The Evanston City Council voted 7-0 Monday night to approve revisions to plans for The Emerson, a 16-story mixed-income Housing Authority of Cook County development at 1900 Sherman Ave.
The project had been opposed by some neighbors and questioned by by Ald. Clare Kelly (1st) who was absent from Monday’s meeting following the death last week of her mother. Ald. Cicely Fleming (9th), whose mother also died last week, also missed the meeting.
The revisions to the proposal originally approved by the City Council last year decrease the number of dwelling units from 168 to 152 and cut the number of below grade parking spaces from 37 to 25.
The new approval was conditioned on the developer leasing 12 more off-site parking spaces to compensate for the reduction in on-site parking.
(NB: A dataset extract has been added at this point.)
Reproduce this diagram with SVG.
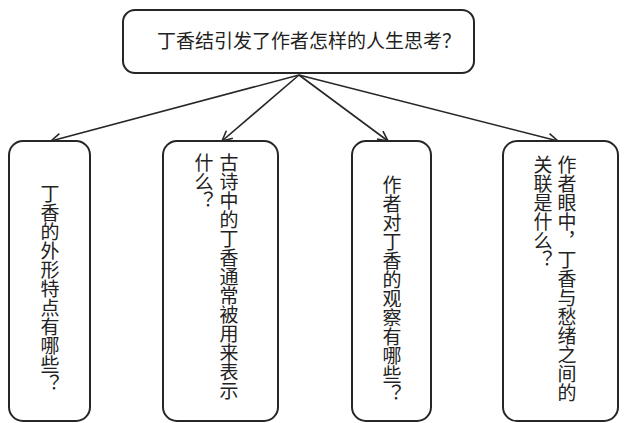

Other recently construction apartment buildings in the area have excess parking capacity.
Richard J. Monocchio, HACC’s executive director, said tenants of the building’s 37 subsidized units will typically pay $300 a month in rent. Residents of an additional 14 “missing middle” units — designed for residents earning 80% to 120% of area median income — will pay rent that Monocchio said will be about half of market rate.
Tenants in the 101 market rate units, he said, in essence will be paying for the construction of the affordable units.
He said the project would be constructed without any government development subsidies.
Monocchio said the subsidized units would be exempt from real estate taxes but the rest of building would be on the tax rolls, although HACC plans to take advantage of a recently-passed state law that gives developers of properties with more than 20% affordable units some tax abatement.
The new building is to be constructed on what’s now a parking lot for HACC’s 11-story Jane Perlman Apartments.
Discovery after the city’s original approvals that the 1970s-vintage Perlman building had a slab rather than caisson-style foundation led to the need to redesign the new building to be located somewhat further away from the existing structure and triggered the requirement to seek city approval for the plan revisions.